Indiana currently has limited data at best, and little data in all reality, about how much total water supply exists in the state. A bill moving in the Indiana legislature would set up a voluntary reporting network so that the state could begin to establish a baseline of water quantity that exists in Indiana aquifers.

Related: Indiana Ag Director McKinney Emphasizes Water Quality

Quantify Indiana water: A bill that passed the Senate so far would set up a voluntary network for recording aquifer levels to start the process of quantifying Indiana's water resources. John Dooms, St. Joseph County, uses irrigation like the rig in the background on sandy soils.

"We believe that would be good for agriculture," says Justin Schneider, a legislative specialist with Indiana Farm Bureau, Inc. "Right now many people assume that agriculture is the biggest user of water in the state due to irrigation and livestock operations. What data we do have suggests that's not the case. Instead, agriculture only uses a small percentage of the water.

"If a data reporting network is set up and other industries also report, then the public should get a clearer picture of how much water we have in the state," Schneider says.

State Senator Ed Charbonneau, R-Valparaiso, authored the bill. He chairs the Environmental Affairs Committee in the Senate. The bill received a hearing, passed out of committee, and was recently approved by a vote of 50 to zero in the Senate. The Indiana House will take up the bill in March when bills that pass one house go to the other house.

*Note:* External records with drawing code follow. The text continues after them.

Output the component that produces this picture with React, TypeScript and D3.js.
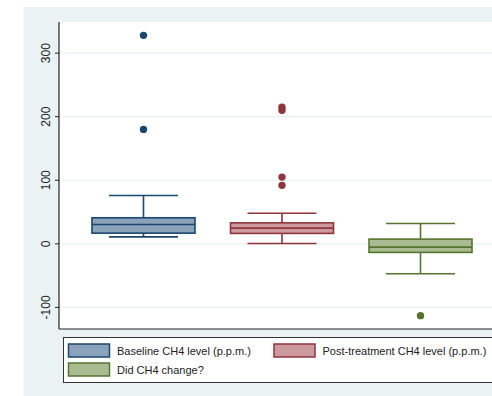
import React from 'react';
import * as d3 from 'd3';

// box plot summaries
const categories = ['Baseline CH4 level (p.p.m.)', 'Post-treatment CH4 level (p.p.m.)', 'Did CH4 change?'];
const q1 = [16.8, 16.4, -13.5];
const medians = [30.5, 24.7, -5.2];
const q3 = [41, 33, 7.4];
const whiskerLow = [11, 0.5, -47];
const whiskerHigh = [76, 48, 32];
const outliers = [[328, 180], [215, 210, 105, 92], [-113]];
const yTicks = [-100, 0, 100, 200, 300];

const strokes = ['#1a476f', '#90353b', '#55752f'];
const fills = ['#8ba2bb', '#cc999e', '#a9bb90'];

const W = 492;
const H = 396;

const App = () => {
  const plot = { left: 59, right: 505, top: 22, bottom: 329 };

  const y = d3.scaleLinear().domain([-134, 349]).range([plot.bottom, plot.top]);
  const x = d3.scalePoint<string>()
    .domain(categories)
    .range([plot.left, plot.right])
    .padding(0.61);

  const boxW = 103;
  const capW = 69;

  const legend = { x: 63.5, y: 337.5, w: 440, h: 45 };

  return (
    <svg
      width={W}
      height={H}
      style={{ position: 'absolute', left: 0, top: 0 }}
      fontFamily="'Liberation Sans', Arial, sans-serif"
    >
      <rect x={0} y={0} width={W} height={H} fill="#fff" />
      <rect x={23.5} y={7} width={W} height={H} fill="#eaf2f3" />
      <rect x={plot.left} y={plot.top} width={plot.right - plot.left} height={plot.bottom - plot.top} fill="#fff" />

      {/* grid + y axis */}
      {yTicks.map(t => (
        <g key={t} transform={`translate(0,${y(t)})`}>
          <line x1={plot.left} x2={plot.right} stroke="#eaf2f3" strokeWidth={1.2} />
          <line x1={plot.left - 4} x2={plot.left} stroke="#222" strokeWidth={1} />
          <text
            transform={`translate(49.5,0) rotate(-90)`}
            textAnchor="middle"
            fontSize={12}
            fill="#222"
          >
            {t}
          </text>
        </g>
      ))}
      <line x1={plot.left} x2={plot.left} y1={plot.top} y2={plot.bottom} stroke="#222" strokeWidth={1.2} />
      <line x1={plot.left} x2={plot.right} y1={plot.bottom} y2={plot.bottom} stroke="#222" strokeWidth={1.2} />

      {/* boxes */}
      {categories.map((c, i) => {
        const cx = x(c) as number;
        return (
          <g key={c} stroke={strokes[i]} strokeWidth={1.6}>
            <line x1={cx} x2={cx} y1={y(q3[i])} y2={y(whiskerHigh[i])} />
            <line x1={cx} x2={cx} y1={y(q1[i])} y2={y(whiskerLow[i])} />
            <line x1={cx - capW / 2} x2={cx + capW / 2} y1={y(whiskerHigh[i])} y2={y(whiskerHigh[i])} />
            <line x1={cx - capW / 2} x2={cx + capW / 2} y1={y(whiskerLow[i])} y2={y(whiskerLow[i])} />
            <rect
              x={cx - boxW / 2}
              y={y(q3[i])}
              width={boxW}
              height={y(q1[i]) - y(q3[i])}
              fill={fills[i]}
            />
            <line x1={cx - boxW / 2} x2={cx + boxW / 2} y1={y(medians[i])} y2={y(medians[i])} />
            {outliers[i].map((v, j) => (
              <circle key={j} cx={cx} cy={y(v)} r={3.7} fill={strokes[i]} stroke="none" />
            ))}
          </g>
        );
      })}

      {/* legend */}
      <rect x={legend.x} y={legend.y} width={legend.w} height={legend.h} fill="#fff" stroke="#333" strokeWidth={1} />
      {categories.map((c, i) => {
        const col = i % 2;
        const row = Math.floor(i / 2);
        const sx = legend.x + 5 + col * 205.5;
        const sy = legend.y + 6.5 + row * 19;
        return (
          <g key={c}>
            <rect x={sx} y={sy} width={41} height={13} fill={fills[i]} stroke={strokes[i]} strokeWidth={1.5} />
            <text x={sx + 48.5} y={sy + 11} fontSize={11} fill="#222">
              {c}
            </text>
          </g>
        );
      })}
    </svg>
  );
};

export default App;
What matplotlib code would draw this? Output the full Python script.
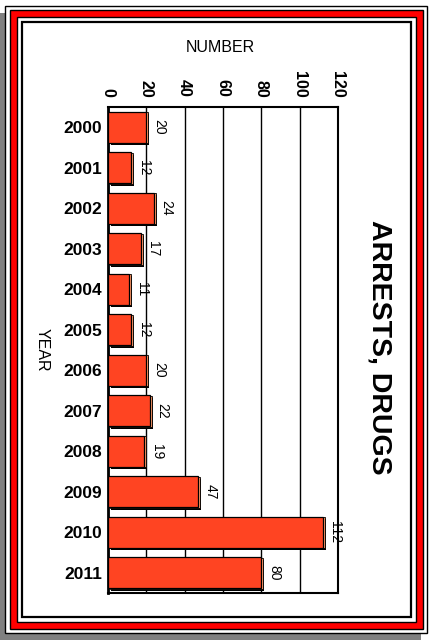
import matplotlib
matplotlib.use("Agg")
import matplotlib.pyplot as plt
from matplotlib.patches import Rectangle
from matplotlib.transforms import ScaledTranslation
import numpy as np

plt.rcParams['font.family'] = ['Liberation Sans', 'DejaVu Sans']

years = ['2000', '2001', '2002', '2003', '2004', '2005', '2006', '2007', '2008', '2009', '2010', '2011']
arrests = [20, 12, 24, 17, 11, 12, 20, 22, 19, 47, 112, 80]
xticks = [0, 20, 40, 60, 80, 100, 120]

W, H = 430, 640
fig = plt.figure(figsize=(W / 100, H / 100), dpi=100)
fig.patch.set_facecolor('white')


def frame_rect(x0, y0, x1, y1, **kw):
    r = Rectangle((x0 / W, 1 - y1 / H), (x1 - x0) / W, (y1 - y0) / H,
                  transform=fig.transFigure, **kw)
    fig.add_artist(r)
    return r

# decorative frame
frame_rect(0, 13, 421, 640, facecolor='#808080', edgecolor='none', zorder=-20)
frame_rect(5, 6, 427, 633, facecolor='white', edgecolor='black', lw=1, zorder=-19)
frame_rect(10, 10, 423, 629, facecolor='#FF0000', edgecolor='black', lw=1, zorder=-18)
frame_rect(17, 17, 416, 622, facecolor='white', edgecolor='black', lw=1, zorder=-17)
frame_rect(22, 22, 411, 617, facecolor='white', edgecolor='black', lw=1.6, zorder=-16)

ax = fig.add_axes([108 / W, 1 - 593 / H, 230 / W, 486 / H])
ax.set_facecolor('white')
y = np.arange(len(years))
h = 0.77

ax.set_xlim(0, 120)
ax.set_ylim(len(years) - 0.5, -0.5)

shadow = ax.transData + ScaledTranslation(3 / 100, -2.5 / 100, fig.dpi_scale_trans)
side = ax.transData + ScaledTranslation(2 / 100, -0.6 / 100, fig.dpi_scale_trans)
ax.barh(y, arrests, height=h, color='black', transform=shadow, zorder=2)
ax.barh(y, arrests, height=h, color='#FF9966', edgecolor='black', lw=0.6,
        transform=side, zorder=3)
ax.barh(y, arrests, height=h, color='#FF4422', edgecolor='black', lw=0.9, zorder=4)

for yi, v in zip(y, arrests):
    ax.annotate(str(v), xy=(v, yi), xytext=(4, 0), textcoords='offset points',
                rotation=-90, ha='left', va='center', fontsize=10, zorder=5)

ax.set_axisbelow(True)
ax.xaxis.grid(True, color='black', lw=1)
ax.yaxis.grid(False)

ax.xaxis.tick_top()
ax.set_xticks(xticks)
ax.set_xticklabels([str(t) for t in xticks], rotation=-90, fontweight='bold', fontsize=11.5)
ax.tick_params(axis='x', length=0, pad=7)
ax.set_yticks(y)
ax.set_yticklabels(years, fontweight='bold', fontsize=12.5)
ax.tick_params(axis='y', length=0, pad=4)

ax.spines['left'].set_linewidth(2)
for s in ['top', 'right', 'bottom']:
    ax.spines[s].set_linewidth(1.5)

fig.text(380 / W, 1 - 347 / H, 'ARRESTS, DRUGS', rotation=-90, ha='center', va='center',
         fontsize=20.5, fontweight='bold')
fig.text(220 / W, 1 - 48 / H, 'NUMBER', ha='center', va='center', fontsize=11.5)
fig.text(42 / W, 1 - 350 / H, 'YEAR', rotation=-90, ha='center', va='center', fontsize=11.5)

fig.savefig('out.png', dpi=100)
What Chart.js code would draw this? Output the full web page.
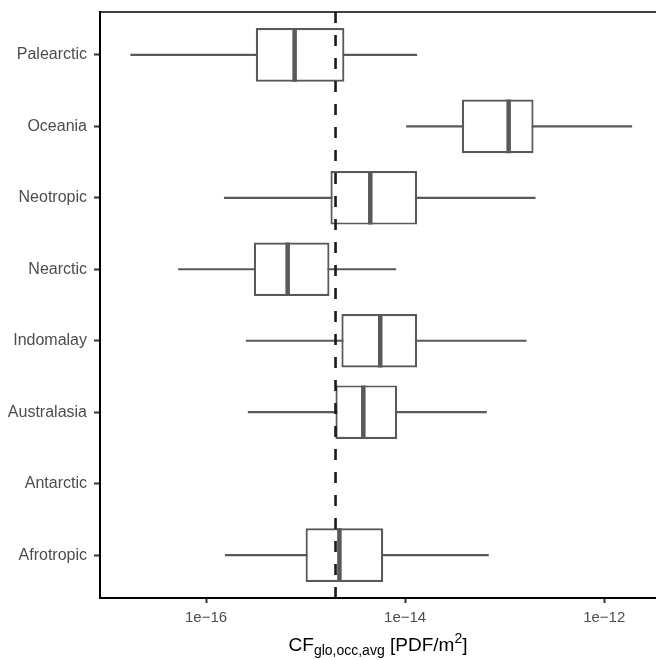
<!DOCTYPE html>
<html>
<head>
<meta charset="utf-8">
<script src="https://cdn.jsdelivr.net/npm/chart.js@4"></script>
<style>
  body { margin: 0; background: #fff; }
  #wrap { position: relative; width: 656px; height: 660px; }
  #xtitle {
    position: absolute; left: 100px; width: 556px; top: 635px;
    text-align: center; font-family: "Liberation Sans", Arial, sans-serif;
    font-size: 19px; color: #000; line-height: 20px;
  }
  #xtitle sub { font-size: 14px; vertical-align: -4px; line-height: 0; }
  #xtitle sup { font-size: 14px; vertical-align: 8px; line-height: 0; }
</style>
</head>
<body>
<div id="wrap">
  <canvas id="chart" width="656" height="660"></canvas>
  <div id="xtitle">CF<sub>glo,occ,avg</sub> [PDF/m<sup>2</sup>]</div>
</div>
<script>
// categories top to bottom
const regions = ['Palearctic', 'Oceania', 'Neotropic', 'Nearctic', 'Indomalay', 'Australasia', 'Antarctic', 'Afrotropic'];

// log10 of the box plot stats (null = no data)
const whiskerLo = [-16.76, -13.99, -15.82, -16.28, -15.60, -15.58, null, -15.81];
const q1 = [-15.50, -13.43, -14.75, -15.52, -14.64, -14.70, null, -15.00];
const median = [-15.11, -12.96, -14.35, -15.18, -14.25, -14.42, null, -14.66];
const q3 = [-14.61, -12.71, -13.88, -14.76, -13.88, -14.08, null, -14.22];
const whiskerHi = [-13.88, -11.72, -12.69, -14.09, -12.78, -13.18, null, -13.16];

const refLine = 2e-15;
const xTicks = [1e-16, 1e-14, 1e-12];

const pow = v => v == null ? null : Math.pow(10, v);
const boxHalf = 0.375;

const boxData = [], whiskerData = [], medianData = [];
regions.forEach((r, i) => {
  if (q1[i] == null) return;
  boxData.push({ x: [pow(q1[i]), pow(q3[i])], y: i });
  whiskerData.push({ x: pow(whiskerLo[i]), y: i }, { x: pow(whiskerHi[i]), y: i }, { x: null, y: i });
  medianData.push({ x: pow(median[i]), y: i - boxHalf }, { x: pow(median[i]), y: i + boxHalf }, { x: null, y: i });
});

const topBorder = {
  id: 'topBorder',
  afterDraw(chart) {
    const { ctx, chartArea } = chart;
    ctx.save();
    ctx.strokeStyle = '#000';
    ctx.lineWidth = 1.5;
    ctx.beginPath();
    ctx.moveTo(chartArea.left, chartArea.top);
    ctx.lineTo(chartArea.right, chartArea.top);
    ctx.stroke();
    ctx.restore();
  }
};

const fontFamily = '"Liberation Sans", Arial, sans-serif';

new Chart(document.getElementById('chart'), {
  type: 'bar',
  data: {
    datasets: [
      {
        type: 'line', data: [{ x: refLine, y: -0.6 }, { x: refLine, y: regions.length - 0.4 }],
        borderColor: '#1a1a1a', borderWidth: 2.6, borderDash: [11, 12], pointRadius: 0, order: 0
      },
      {
        type: 'line', data: medianData, borderColor: '#595959', borderWidth: 4.5,
        borderCapStyle: 'butt', pointRadius: 0, spanGaps: false, order: 1
      },
      {
        type: 'bar', data: boxData, backgroundColor: '#ffffff', borderColor: '#595959',
        borderWidth: 2.2, borderSkipped: false, barPercentage: 0.75, categoryPercentage: 1, order: 2
      },
      {
        type: 'line', data: whiskerData, borderColor: '#595959', borderWidth: 2.2,
        pointRadius: 0, spanGaps: false, order: 3
      }
    ]
  },
  options: {
    indexAxis: 'y',
    responsive: false,
    animation: false,
    layout: { padding: { top: 12, right: 0, left: 0, bottom: 0 } },
    plugins: { legend: { display: false }, tooltip: { enabled: false } },
    scales: {
      x: {
        type: 'logarithmic',
        min: Math.pow(10, -17.065),
        max: Math.pow(10, -11.48),
        afterBuildTicks: s => { s.ticks = xTicks.map(v => ({ value: v })); },
        afterFit: s => { s.height = 62; s.paddingLeft = 0; s.paddingRight = 0; },
        ticks: {
          color: '#4d4d4d', font: { family: fontFamily, size: 15 }, padding: 6, maxRotation: 0,
          callback: v => '1e\u2212' + Math.round(-Math.log10(v))
        },
        grid: { drawOnChartArea: false, tickLength: 5, tickColor: '#333', tickWidth: 2 },
        border: { color: '#000', width: 2 }
      },
      y: {
        type: 'linear',
        reverse: true,
        offset: false,
        min: -0.6,
        max: regions.length - 0.4,
        afterBuildTicks: s => { s.ticks = regions.map((r, i) => ({ value: i })); },
        afterFit: s => { s.width = 100; s.paddingTop = 0; s.paddingBottom = 0; },
        ticks: { color: '#4d4d4d', font: { family: fontFamily, size: 16 }, padding: 7, callback: v => regions[v] },
        grid: { offset: false, drawOnChartArea: false, tickLength: 6, tickColor: '#333', tickWidth: 2 },
        border: { color: '#000', width: 2 }
      }
    }
  },
  plugins: [topBorder]
});
</script>
</body>
</html>
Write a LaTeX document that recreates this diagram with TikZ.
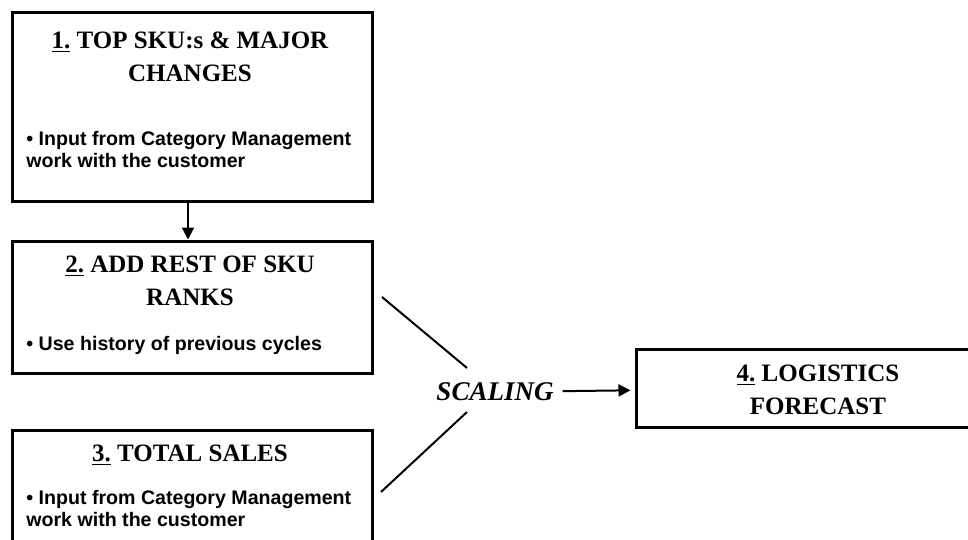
\documentclass[tikz,border=0pt]{standalone}
\usepackage{fontspec}
\setmainfont{Liberation Serif}
\newfontfamily\notefont{Liberation Sans}
\usetikzlibrary{arrows.meta}

\tikzset{
  stagebox/.style={draw, line width=1.5pt, rectangle, inner sep=0pt},
  headtext/.style={font=\bfseries\fontsize{12.5}{16.5}\selectfont, align=center, inner sep=0pt},
  notetext/.style={font=\notefont\bfseries\fontsize{9.8}{11}\selectfont, align=left, anchor=west, inner sep=0pt},
  flow/.style={line width=1pt, -{Triangle[length=6pt,width=6pt]}}
}

\begin{document}
\begin{tikzpicture}[x=0.5pt,y=-0.5pt]
                \useasboundingbox (0,0) rectangle (968,540);
                \clip (0,0) rectangle (968,540);

                % Boxes
                \node[stagebox, minimum width=180pt, minimum height=94pt] (box1) at (192,107) {};
                \node[stagebox, minimum width=180pt, minimum height=66pt] (box2) at (192,307) {};
                \node[stagebox, minimum width=180pt, minimum height=75pt] (box3) at (192,505) {};
                \node[stagebox, minimum width=182pt, minimum height=39pt] (box4) at (818,388) {};

                % Titles
                \node[headtext] (head1) at (190,57) {\underline{1.} TOP SKU:s \& MAJOR\\CHANGES};
                \node[headtext] (head2) at (190,281) {\underline{2.} ADD REST OF SKU\\RANKS};
                \node[headtext] (head3) at (190,455) {\underline{3.} TOTAL SALES};
                \node[headtext] (head4) at (818,390) {\underline{4.} LOGISTICS\\FORECAST};

                % Notes
                \node[notetext] (note1) at (26,149) {• Input from Category Management\\work with the customer};
                \node[notetext] (note2) at (26,345) {• Use history of previous cycles};
                \node[notetext] (note3) at (26,508) {• Input from Category Management\\work with the customer};

                % Scaling
                \node[font=\bfseries\itshape\fontsize{13.5}{15}\selectfont] (scaling) at (495,392) {SCALING};
                \coordinate (in2a) at (382,297);
                \coordinate (in2b) at (467,368);
                \coordinate (in3a) at (467,412);
                \coordinate (in3b) at (381,492);
                \draw[line width=1pt] (in2a) -- (in2b);
                \draw[line width=1pt] (in3a) -- (in3b);

                % Arrows
                \draw[flow] (box1.south -| 188,0) -- (box2.north -| 188,0);
                \draw[flow, shorten <=1pt, shorten >=2pt] (scaling) -- (box4);
            \end{tikzpicture}
\end{document}
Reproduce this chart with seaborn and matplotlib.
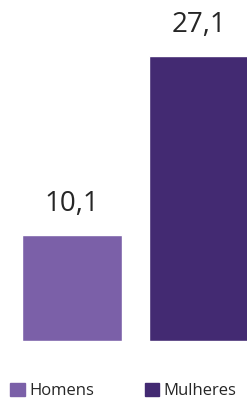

Some farmers are already measuring water levels on their own, Schneider says. One way to do it is with a measuring tape with a sensor on the end. It is simply lowered into the well to measure depth to water. There are other methods, but it's a reasonably simple process however it is done, he says.

The Indiana Department of Natural Resources and the U.S. Geological Survey already have limited data. They currently monitor 37 wells across the state. At one time this number was about 100, but budget cuts knocked the number back, Schneider says. He believes the voluntary network, if the legislation passes, could help fill the gap in gathering data need to set a baseline for water quantity in the state.